In conclusion- the ONLY way to have them be different languages is to have separate nations. A united Germany will do everything to pressure that they are dialects; with NO change to the dialects simply giving them independent nation-states will suddenly make them separate languages. eg- Austria, Luxembourg (somehow it isn't "German" *eyeroll*).
A couple of corrections or points; I'm not sure to what Chinese dialects you are referring to when you say some aren't conclusively gfenetically related, that's not really the case, at least at a family-level, we know for sure than they are Sino-Tibetan and it appaears that virtually all can be traced to Old Chinese at its earliest, with most being from Middle Chinese.

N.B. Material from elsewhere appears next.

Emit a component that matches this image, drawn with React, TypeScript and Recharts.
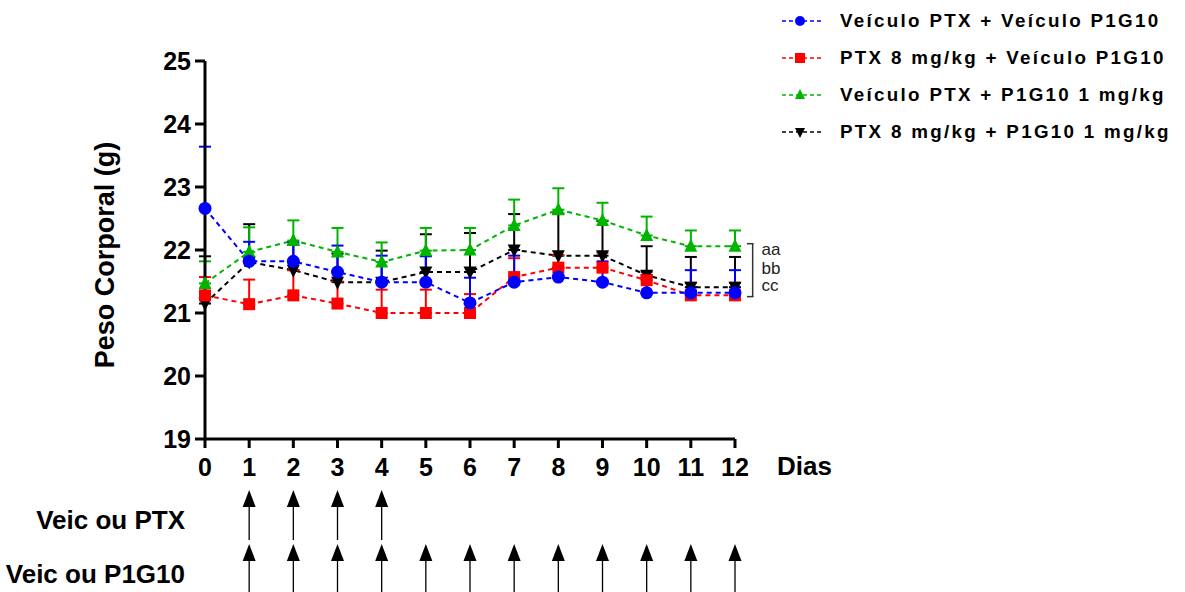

Austria doesn't have its own language, just its own pronunciation and spelling standard, not to far from American vs British English.
 
"High German" has two separate meanings. One refers to the southern dialects (in the geographical highlands) and another to Standard German (which is "high" in terms of prestige).

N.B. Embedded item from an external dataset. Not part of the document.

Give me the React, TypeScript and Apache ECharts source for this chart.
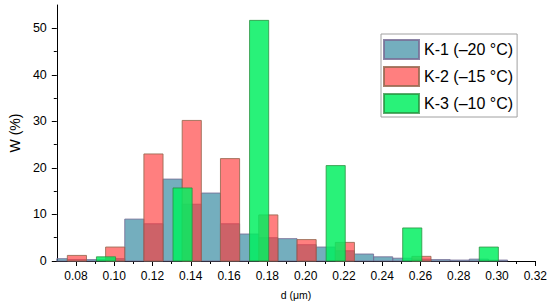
import React, { useEffect, useRef } from "react";
import * as echarts from "echarts";

// ---- data ----
const seriesNames = ["K-1 (–20 °C)", "K-2 (–15 °C)", "K-3 (–10 °C)"];
const binWidth = 0.01;

const k1Centers = [0.0705, 0.0805, 0.0905, 0.1005, 0.1105, 0.1205, 0.1305, 0.1405, 0.1505, 0.1605, 0.1705, 0.1805, 0.1905, 0.2005, 0.2105, 0.2205, 0.2305, 0.2405, 0.2505, 0.2605, 0.2705, 0.2805, 0.2905, 0.3005];
const k1Values = [0.5, 0.3, 0.3, 0.5, 9.0, 8.0, 17.6, 12.2, 14.6, 8.0, 5.8, 5.0, 4.8, 3.5, 3.0, 2.2, 1.5, 0.9, 0.6, 0.4, 0.3, 0.2, 0.4, 0.2];

const k2Centers = [0.0805, 0.1005, 0.1205, 0.1405, 0.1605, 0.1805, 0.2005, 0.2205, 0.2605];
const k2Values = [1.2, 3.0, 23.0, 30.2, 22.0, 9.9, 4.6, 4.0, 1.0];

const k3Centers = [0.0957, 0.1357, 0.1757, 0.2157, 0.2557, 0.2957];
const k3Values = [0.9, 15.7, 51.7, 20.5, 7.1, 3.0];

const xMajorTicks = [0.08, 0.1, 0.12, 0.14, 0.16, 0.18, 0.2, 0.22, 0.24, 0.26, 0.28, 0.3, 0.32];
const xMinorTicks = [0.09, 0.11, 0.13, 0.15, 0.17, 0.19, 0.21, 0.23, 0.25, 0.27, 0.29, 0.31];
const yMajorTicks = [0, 10, 20, 30, 40, 50];
const yMinorTicks = [5, 15, 25, 35, 45];

// ---- styles ----
const fills = ["rgba(30,125,150,0.62)", "rgba(255,55,55,0.64)", "rgba(0,240,95,0.84)"];
const strokes = ["rgba(120,110,150,0.85)", "rgba(150,105,80,0.85)", "rgba(40,140,60,0.75)"];
const FONT = "'Liberation Sans', Arial, sans-serif";

function makeRender(fill: string, stroke: string) {
  return (params: any, api: any) => {
    const c = api.value(0);
    const v = api.value(1);
    const p0 = api.coord([c - binWidth / 2, v]);
    const p1 = api.coord([c + binWidth / 2, 0]);
    const cs = params.coordSys;
    const rect = echarts.graphic.clipRectByRect(
      { x: p0[0], y: p0[1], width: p1[0] - p0[0], height: p1[1] - p0[1] },
      { x: cs.x, y: cs.y, width: cs.width, height: cs.height }
    );
    if (!rect) return null;
    return {
      type: "rect",
      shape: rect,
      style: { fill, stroke, lineWidth: 1 },
    };
  };
}

export default function App() {
  const ref = useRef<HTMLDivElement>(null);
  useEffect(() => {
    if (!ref.current) return;
    const chart = echarts.init(ref.current, null, { renderer: "svg" });
    const groups = [
      [k1Centers, k1Values],
      [k2Centers, k2Values],
      [k3Centers, k3Values],
    ];
    const series = groups.map(([cs, vs], i) => ({
      type: "custom",
      name: seriesNames[i],
      xAxisIndex: 0,
      yAxisIndex: 0,
      data: (cs as number[]).map((c, j) => [c, (vs as number[])[j]]),
      encode: { x: 0, y: 1 },
      itemStyle: { color: fills[i], borderColor: strokes[i], borderWidth: 1 },
      renderItem: makeRender(fills[i], strokes[i]),
    }));
    chart.setOption({
      animation: false,
      textStyle: { fontFamily: FONT },
      grid: { left: 47, right: 13, top: 5, bottom: 44 },
      legend: {
        data: seriesNames,
        orient: "vertical",
        left: 381,
        top: 34,
        padding: [5, 4, 3, 2],
        itemGap: 6,
        itemWidth: 35,
        itemHeight: 19,
        icon: "rect",
        borderColor: "#a0a0a0",
        borderWidth: 1,
        selectedMode: false,
        textStyle: { fontSize: 16, color: "#000", fontFamily: FONT },
      },
      xAxis: [
        {
          type: "value",
          min: 0.07,
          max: 0.32,
          name: "d (μm)",
          nameLocation: "middle",
          nameGap: 28,
          nameTextStyle: { fontSize: 10.5, color: "#000", fontFamily: FONT },
          axisLine: { lineStyle: { color: "#000", width: 1 } },
          axisTick: { customValues: xMajorTicks, length: 5, lineStyle: { color: "#000" } },
          axisLabel: {
            customValues: xMajorTicks,
            formatter: (v: number) => v.toFixed(2),
            fontSize: 12,
            color: "#000",
            margin: 9,
            fontFamily: FONT,
          },
          splitLine: { show: false },
        },
        {
          type: "value",
          min: 0.07,
          max: 0.32,
          position: "bottom",
          axisLine: { show: false },
          axisTick: { customValues: xMinorTicks, length: 3, lineStyle: { color: "#000" } },
          axisLabel: { show: false },
          splitLine: { show: false },
        },
      ],
      yAxis: [
        {
          type: "value",
          min: 0,
          max: 55,
          name: "W (%)",
          nameLocation: "middle",
          nameRotate: 90,
          nameGap: 30,
          nameTextStyle: { fontSize: 14, color: "#000", fontFamily: FONT },
          axisLine: { show: true, lineStyle: { color: "#000", width: 1 } },
          axisTick: { show: true, customValues: yMajorTicks, length: 5, lineStyle: { color: "#000" } },
          axisLabel: {
            customValues: yMajorTicks,
            fontSize: 12.5,
            color: "#000",
            margin: 10,
            fontFamily: FONT,
          },
          splitLine: { show: false },
        },
        {
          type: "value",
          min: 0,
          max: 55,
          position: "left",
          axisLine: { show: false },
          axisTick: { show: true, customValues: yMinorTicks, length: 3, lineStyle: { color: "#000" } },
          axisLabel: { show: false },
          splitLine: { show: false },
        },
      ],
      series,
    });
    return () => chart.dispose();
  }, []);
  return (
    <div
      ref={ref}
      style={{ position: "fixed", left: 0, top: 0, width: 550, height: 305, background: "#fff" }}
    />
  );
}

The Luther Bible really began the emergence of a Standard German form. This was a couple of centuries before the rise of Prussia.
Question for y'all -

Isn't High German the standard German?

But Germany was unified by Prussia, and wasn't the Brandenburgian core pretty far north, and thus part of the Low German continuum?
Well Prussian land were mostly Low German, but ultimately the standard language was more close to Middle German varities and one can see the effect of its usage in the modern dialectal border even that regard traditional Berlin dialect as middle German:

Continental_West_Germanic_languages.png
 
Austria doesn't have its own language, just its own pronunciation and spelling standard, not to far from American vs British English.

That's true for standard/Viennese Austrian German, but don't rural Austrians speak Bavarian? (i.e. the same language is spoken across both regions)
 
That's true for standard/Viennese Austrian German, but don't rural Austrians speak Bavarian? (i.e. the same language is spoken across both regions)
In theory every German region has its own dialects; so Austria, Alsace, Switzerland and Luxemburg are not special in that regard, the difference in how they are considered is literally 100% caused by politics.
 
As there already is Luxembourg, the netherlands and Belgian Flanders as well as switzerland, i suppose the challenge is to have none of them call itself "deutsch"? Or be called "German" in english?

For the latter, I propose the English simply continue saying "Dutch" when they mean any German variety.

The former is nigh-impossible, I'd say. The term was entrenched by 1400.